SHORT EXERCISE
All the data must come back unchanged, except that pictures are left out.

STORED DATA
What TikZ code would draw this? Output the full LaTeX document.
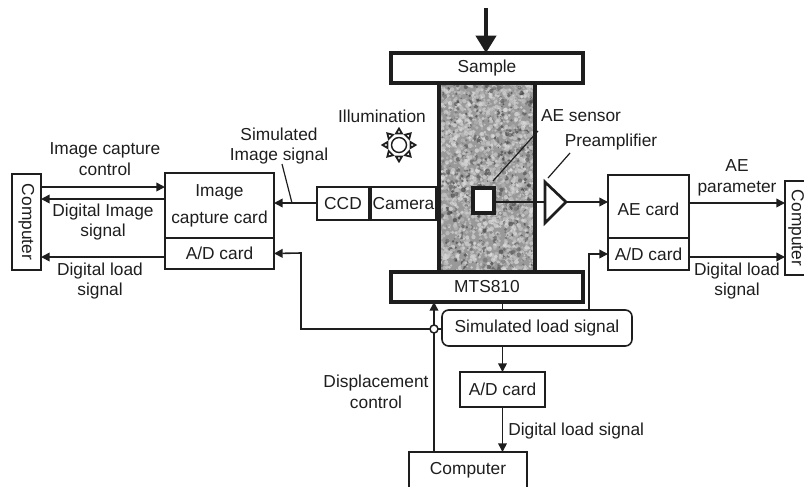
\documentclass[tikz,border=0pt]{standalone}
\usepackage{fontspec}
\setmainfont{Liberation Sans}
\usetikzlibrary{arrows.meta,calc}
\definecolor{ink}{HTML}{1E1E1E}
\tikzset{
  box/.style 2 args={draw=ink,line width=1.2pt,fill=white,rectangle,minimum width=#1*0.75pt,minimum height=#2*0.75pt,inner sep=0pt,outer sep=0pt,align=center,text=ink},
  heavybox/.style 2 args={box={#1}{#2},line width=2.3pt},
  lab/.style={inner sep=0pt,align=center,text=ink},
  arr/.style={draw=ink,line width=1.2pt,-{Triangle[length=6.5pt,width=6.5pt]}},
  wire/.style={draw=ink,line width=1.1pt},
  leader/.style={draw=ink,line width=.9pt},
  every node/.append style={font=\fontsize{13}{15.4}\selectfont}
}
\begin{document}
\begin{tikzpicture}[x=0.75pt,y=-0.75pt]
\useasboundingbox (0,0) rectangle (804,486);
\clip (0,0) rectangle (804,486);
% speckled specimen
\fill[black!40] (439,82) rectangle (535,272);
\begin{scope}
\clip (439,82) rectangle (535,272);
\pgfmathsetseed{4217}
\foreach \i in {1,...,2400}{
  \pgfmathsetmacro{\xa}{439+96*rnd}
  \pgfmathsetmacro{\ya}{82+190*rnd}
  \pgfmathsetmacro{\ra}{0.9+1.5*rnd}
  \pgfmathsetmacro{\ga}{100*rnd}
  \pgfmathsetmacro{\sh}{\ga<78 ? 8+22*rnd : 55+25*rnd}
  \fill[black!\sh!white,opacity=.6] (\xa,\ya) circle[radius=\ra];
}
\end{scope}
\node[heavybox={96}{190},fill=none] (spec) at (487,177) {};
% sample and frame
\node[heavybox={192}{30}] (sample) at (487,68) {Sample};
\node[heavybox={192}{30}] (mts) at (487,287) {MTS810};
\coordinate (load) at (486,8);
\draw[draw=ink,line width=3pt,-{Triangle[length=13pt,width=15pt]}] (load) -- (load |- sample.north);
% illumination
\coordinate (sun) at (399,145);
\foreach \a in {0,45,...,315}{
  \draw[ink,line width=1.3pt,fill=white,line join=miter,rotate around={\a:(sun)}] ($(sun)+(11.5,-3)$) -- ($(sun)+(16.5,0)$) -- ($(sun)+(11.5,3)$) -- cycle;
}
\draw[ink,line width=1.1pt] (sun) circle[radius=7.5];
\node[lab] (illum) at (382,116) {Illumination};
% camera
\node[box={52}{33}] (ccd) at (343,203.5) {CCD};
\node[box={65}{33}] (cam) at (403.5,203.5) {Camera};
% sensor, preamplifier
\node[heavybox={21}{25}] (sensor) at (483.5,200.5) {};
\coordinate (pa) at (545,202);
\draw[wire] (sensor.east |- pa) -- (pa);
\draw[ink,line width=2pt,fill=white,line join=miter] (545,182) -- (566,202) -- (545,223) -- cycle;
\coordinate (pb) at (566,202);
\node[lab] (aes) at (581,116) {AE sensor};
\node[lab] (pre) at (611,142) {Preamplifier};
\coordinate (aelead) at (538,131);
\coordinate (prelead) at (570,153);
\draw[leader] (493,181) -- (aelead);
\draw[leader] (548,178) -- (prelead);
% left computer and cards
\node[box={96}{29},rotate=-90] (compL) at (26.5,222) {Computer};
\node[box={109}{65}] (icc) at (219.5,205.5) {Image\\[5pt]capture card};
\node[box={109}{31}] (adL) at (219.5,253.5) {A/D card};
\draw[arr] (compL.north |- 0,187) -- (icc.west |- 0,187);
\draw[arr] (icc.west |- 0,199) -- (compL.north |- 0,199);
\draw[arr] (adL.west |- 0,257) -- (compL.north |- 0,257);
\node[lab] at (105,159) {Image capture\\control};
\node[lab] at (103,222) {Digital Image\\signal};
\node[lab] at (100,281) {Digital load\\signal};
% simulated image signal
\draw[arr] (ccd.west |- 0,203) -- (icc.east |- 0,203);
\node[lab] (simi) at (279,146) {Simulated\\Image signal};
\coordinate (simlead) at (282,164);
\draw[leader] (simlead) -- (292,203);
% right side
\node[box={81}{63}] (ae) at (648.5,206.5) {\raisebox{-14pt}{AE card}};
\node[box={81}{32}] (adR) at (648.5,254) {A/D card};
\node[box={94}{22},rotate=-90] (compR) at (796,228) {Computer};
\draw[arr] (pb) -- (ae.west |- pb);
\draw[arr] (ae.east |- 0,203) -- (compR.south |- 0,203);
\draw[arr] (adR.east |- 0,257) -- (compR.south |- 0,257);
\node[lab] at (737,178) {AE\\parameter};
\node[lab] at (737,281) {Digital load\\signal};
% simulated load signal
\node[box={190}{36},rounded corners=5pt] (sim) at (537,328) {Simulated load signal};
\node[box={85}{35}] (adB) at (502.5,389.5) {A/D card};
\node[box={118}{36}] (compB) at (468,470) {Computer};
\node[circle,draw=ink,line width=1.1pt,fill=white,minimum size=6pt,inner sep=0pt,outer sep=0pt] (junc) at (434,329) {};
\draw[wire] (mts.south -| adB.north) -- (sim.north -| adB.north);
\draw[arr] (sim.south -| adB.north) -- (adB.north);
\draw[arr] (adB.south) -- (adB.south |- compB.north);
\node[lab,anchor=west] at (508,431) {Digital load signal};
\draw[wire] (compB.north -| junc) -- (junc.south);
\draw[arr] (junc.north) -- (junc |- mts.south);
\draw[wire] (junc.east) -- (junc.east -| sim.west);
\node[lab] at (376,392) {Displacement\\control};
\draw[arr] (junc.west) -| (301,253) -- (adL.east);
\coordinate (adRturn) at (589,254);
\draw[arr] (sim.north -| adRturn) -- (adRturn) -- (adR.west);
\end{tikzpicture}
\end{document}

FULL ANSWER
What TikZ code would draw this? Output the full LaTeX document.
\documentclass[tikz,border=0pt]{standalone}
\usepackage{fontspec}
\setmainfont{Liberation Sans}
\usetikzlibrary{arrows.meta,calc}
\definecolor{ink}{HTML}{1E1E1E}
\tikzset{
  box/.style 2 args={draw=ink,line width=1.2pt,fill=white,rectangle,minimum width=#1*0.75pt,minimum height=#2*0.75pt,inner sep=0pt,outer sep=0pt,align=center,text=ink},
  heavybox/.style 2 args={box={#1}{#2},line width=2.3pt},
  lab/.style={inner sep=0pt,align=center,text=ink},
  arr/.style={draw=ink,line width=1.2pt,-{Triangle[length=6.5pt,width=6.5pt]}},
  wire/.style={draw=ink,line width=1.1pt},
  leader/.style={draw=ink,line width=.9pt},
  every node/.append style={font=\fontsize{13}{15.4}\selectfont}
}
\begin{document}
\begin{tikzpicture}[x=0.75pt,y=-0.75pt]
\useasboundingbox (0,0) rectangle (804,486);
\clip (0,0) rectangle (804,486);
% speckled specimen
\fill[black!40] (439,82) rectangle (535,272);
\begin{scope}
\clip (439,82) rectangle (535,272);
\pgfmathsetseed{4217}
\foreach \i in {1,...,2400}{
  \pgfmathsetmacro{\xa}{439+96*rnd}
  \pgfmathsetmacro{\ya}{82+190*rnd}
  \pgfmathsetmacro{\ra}{0.9+1.5*rnd}
  \pgfmathsetmacro{\ga}{100*rnd}
  \pgfmathsetmacro{\sh}{\ga<78 ? 8+22*rnd : 55+25*rnd}
  \fill[black!\sh!white,opacity=.6] (\xa,\ya) circle[radius=\ra];
}
\end{scope}
\node[heavybox={96}{190},fill=none] (spec) at (487,177) {};
% sample and frame
\node[heavybox={192}{30}] (sample) at (487,68) {Sample};
\node[heavybox={192}{30}] (mts) at (487,287) {MTS810};
\coordinate (load) at (486,8);
\draw[draw=ink,line width=3pt,-{Triangle[length=13pt,width=15pt]}] (load) -- (load |- sample.north);
% illumination
\coordinate (sun) at (399,145);
\foreach \a in {0,45,...,315}{
  \draw[ink,line width=1.3pt,fill=white,line join=miter,rotate around={\a:(sun)}] ($(sun)+(11.5,-3)$) -- ($(sun)+(16.5,0)$) -- ($(sun)+(11.5,3)$) -- cycle;
}
\draw[ink,line width=1.1pt] (sun) circle[radius=7.5];
\node[lab] (illum) at (382,116) {Illumination};
% camera
\node[box={52}{33}] (ccd) at (343,203.5) {CCD};
\node[box={65}{33}] (cam) at (403.5,203.5) {Camera};
% sensor, preamplifier
\node[heavybox={21}{25}] (sensor) at (483.5,200.5) {};
\coordinate (pa) at (545,202);
\draw[wire] (sensor.east |- pa) -- (pa);
\draw[ink,line width=2pt,fill=white,line join=miter] (545,182) -- (566,202) -- (545,223) -- cycle;
\coordinate (pb) at (566,202);
\node[lab] (aes) at (581,116) {AE sensor};
\node[lab] (pre) at (611,142) {Preamplifier};
\coordinate (aelead) at (538,131);
\coordinate (prelead) at (570,153);
\draw[leader] (493,181) -- (aelead);
\draw[leader] (548,178) -- (prelead);
% left computer and cards
\node[box={96}{29},rotate=-90] (compL) at (26.5,222) {Computer};
\node[box={109}{65}] (icc) at (219.5,205.5) {Image\\[5pt]capture card};
\node[box={109}{31}] (adL) at (219.5,253.5) {A/D card};
\draw[arr] (compL.north |- 0,187) -- (icc.west |- 0,187);
\draw[arr] (icc.west |- 0,199) -- (compL.north |- 0,199);
\draw[arr] (adL.west |- 0,257) -- (compL.north |- 0,257);
\node[lab] at (105,159) {Image capture\\control};
\node[lab] at (103,222) {Digital Image\\signal};
\node[lab] at (100,281) {Digital load\\signal};
% simulated image signal
\draw[arr] (ccd.west |- 0,203) -- (icc.east |- 0,203);
\node[lab] (simi) at (279,146) {Simulated\\Image signal};
\coordinate (simlead) at (282,164);
\draw[leader] (simlead) -- (292,203);
% right side
\node[box={81}{63}] (ae) at (648.5,206.5) {\raisebox{-14pt}{AE card}};
\node[box={81}{32}] (adR) at (648.5,254) {A/D card};
\node[box={94}{22},rotate=-90] (compR) at (796,228) {Computer};
\draw[arr] (pb) -- (ae.west |- pb);
\draw[arr] (ae.east |- 0,203) -- (compR.south |- 0,203);
\draw[arr] (adR.east |- 0,257) -- (compR.south |- 0,257);
\node[lab] at (737,178) {AE\\parameter};
\node[lab] at (737,281) {Digital load\\signal};
% simulated load signal
\node[box={190}{36},rounded corners=5pt] (sim) at (537,328) {Simulated load signal};
\node[box={85}{35}] (adB) at (502.5,389.5) {A/D card};
\node[box={118}{36}] (compB) at (468,470) {Computer};
\node[circle,draw=ink,line width=1.1pt,fill=white,minimum size=6pt,inner sep=0pt,outer sep=0pt] (junc) at (434,329) {};
\draw[wire] (mts.south -| adB.north) -- (sim.north -| adB.north);
\draw[arr] (sim.south -| adB.north) -- (adB.north);
\draw[arr] (adB.south) -- (adB.south |- compB.north);
\node[lab,anchor=west] at (508,431) {Digital load signal};
\draw[wire] (compB.north -| junc) -- (junc.south);
\draw[arr] (junc.north) -- (junc |- mts.south);
\draw[wire] (junc.east) -- (junc.east -| sim.west);
\node[lab] at (376,392) {Displacement\\control};
\draw[arr] (junc.west) -| (301,253) -- (adL.east);
\coordinate (adRturn) at (589,254);
\draw[arr] (sim.north -| adRturn) -- (adRturn) -- (adR.west);
\end{tikzpicture}
\end{document}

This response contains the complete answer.